GIVEN INSTRUCTION:
Search the material below for the string "chart" and extract each line that has it.

PROVIDED DATA:
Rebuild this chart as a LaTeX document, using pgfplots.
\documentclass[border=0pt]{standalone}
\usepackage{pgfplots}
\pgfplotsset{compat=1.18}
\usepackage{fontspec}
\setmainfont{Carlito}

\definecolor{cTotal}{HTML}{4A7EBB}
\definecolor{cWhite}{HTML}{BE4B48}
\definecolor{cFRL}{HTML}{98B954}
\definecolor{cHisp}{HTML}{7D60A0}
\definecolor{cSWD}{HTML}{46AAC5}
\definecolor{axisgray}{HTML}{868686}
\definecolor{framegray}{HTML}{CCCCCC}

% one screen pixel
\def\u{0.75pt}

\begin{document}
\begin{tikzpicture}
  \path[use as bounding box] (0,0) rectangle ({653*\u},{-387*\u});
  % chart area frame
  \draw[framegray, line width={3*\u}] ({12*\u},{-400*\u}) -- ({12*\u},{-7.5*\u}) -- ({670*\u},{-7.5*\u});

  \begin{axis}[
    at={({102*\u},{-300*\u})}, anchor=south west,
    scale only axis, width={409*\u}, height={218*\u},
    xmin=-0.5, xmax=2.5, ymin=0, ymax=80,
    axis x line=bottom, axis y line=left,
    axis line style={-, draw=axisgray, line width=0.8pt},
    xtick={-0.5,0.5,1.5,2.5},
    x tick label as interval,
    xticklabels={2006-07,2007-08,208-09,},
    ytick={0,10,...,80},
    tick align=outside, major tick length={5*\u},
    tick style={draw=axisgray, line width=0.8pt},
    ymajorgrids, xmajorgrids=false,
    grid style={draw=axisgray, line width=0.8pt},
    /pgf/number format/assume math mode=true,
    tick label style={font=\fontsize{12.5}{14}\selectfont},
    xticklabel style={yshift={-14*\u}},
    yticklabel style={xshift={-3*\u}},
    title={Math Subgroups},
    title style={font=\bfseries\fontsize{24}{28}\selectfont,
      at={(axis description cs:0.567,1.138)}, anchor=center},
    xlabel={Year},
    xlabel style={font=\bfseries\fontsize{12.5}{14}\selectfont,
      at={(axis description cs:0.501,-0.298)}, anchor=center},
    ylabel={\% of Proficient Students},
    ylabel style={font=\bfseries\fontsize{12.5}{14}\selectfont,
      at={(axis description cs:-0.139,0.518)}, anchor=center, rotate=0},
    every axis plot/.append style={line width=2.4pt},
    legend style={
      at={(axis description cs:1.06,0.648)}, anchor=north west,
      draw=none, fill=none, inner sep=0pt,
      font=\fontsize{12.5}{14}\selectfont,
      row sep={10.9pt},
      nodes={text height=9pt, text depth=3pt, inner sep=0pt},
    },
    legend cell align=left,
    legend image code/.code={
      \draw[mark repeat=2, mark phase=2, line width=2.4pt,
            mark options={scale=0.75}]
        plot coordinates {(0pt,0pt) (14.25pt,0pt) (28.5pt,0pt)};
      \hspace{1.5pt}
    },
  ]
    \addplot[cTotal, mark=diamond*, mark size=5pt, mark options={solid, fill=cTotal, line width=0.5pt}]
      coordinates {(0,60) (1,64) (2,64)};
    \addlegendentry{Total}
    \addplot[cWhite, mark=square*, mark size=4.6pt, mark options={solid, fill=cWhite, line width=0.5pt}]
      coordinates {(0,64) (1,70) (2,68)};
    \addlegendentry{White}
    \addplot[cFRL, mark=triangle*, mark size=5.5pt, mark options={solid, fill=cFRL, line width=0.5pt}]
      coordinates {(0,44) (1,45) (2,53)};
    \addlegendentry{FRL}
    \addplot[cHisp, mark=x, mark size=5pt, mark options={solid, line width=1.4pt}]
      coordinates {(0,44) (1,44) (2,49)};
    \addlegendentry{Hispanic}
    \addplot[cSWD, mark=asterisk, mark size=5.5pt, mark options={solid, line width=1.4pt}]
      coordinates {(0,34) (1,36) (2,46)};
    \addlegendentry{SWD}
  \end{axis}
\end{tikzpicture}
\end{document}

WRITTEN ANSWER:
Rebuild this chart as a LaTeX document, using pgfplots.
  % chart area frame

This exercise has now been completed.